Reste que tout ceci est en surface, car E.L. James a tout de même réussi à écrire une histoire avec des rebondissements et une petite intrigue qui nous comblera pour un moment. Bon, ce n’est rien d’impressionnant, mais quand même, c’est assez pour justifier le fait que l’on veut poursuivre notre lecture jusqu’à la fin du troisième tome. Sans une intrigue principale et tout le mystère qui entoure l’enfance de Christian, on aurait vite remisé le premier tome pour se concentrer sur autre chose de plus palpitant.

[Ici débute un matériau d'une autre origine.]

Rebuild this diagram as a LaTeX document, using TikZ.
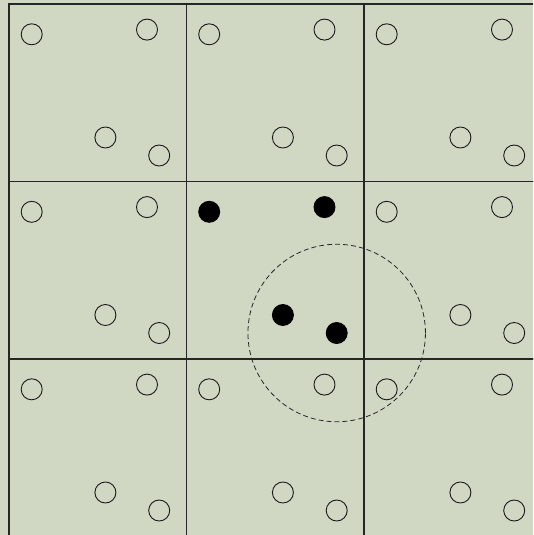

Il est aussi frappant de voir à quel point la distribution des personnages et quelques éléments de l’histoire sont calqués sur le phénomène Twilight. Dans les livres de Stephenie Meyer, une jeune fille innocente tombe en amour avec un vampire vieux d’une centaine d’années. Celui-ci l’initie au mariage, à la maternité, mais aussi au danger et à la mort. Le principe se répète dans «Cinquante nuances» à quelques différences près. Même les stéréotypes de la famille et des amis des deux personnages principaux se répètent. La sœur de Christian étant très proche d’Ana au même titre que Bella et Alice dans Twilight. De même que pour la relation ambiguë entre Jacob et Bella qui est assez semblable à celle d’Ana et de son meilleur ami José. Dans les deux histoires, c’est la belle et jeune fille innocente qui tombe entre les griffes du grand méchant loup ou une autre version moderne du conte «Le belle et la bête».

Au final, la curiosité l’emporte sur la raison et comme tous blockbusters ou magazines à potins, on sait que Cinquante nuances est vide de sens, mais on persiste parce qu’on espère être surpris en bout de ligne. Chose qui arrive, fort heureusement, à quelques moments, mais pas assez, malheureusement.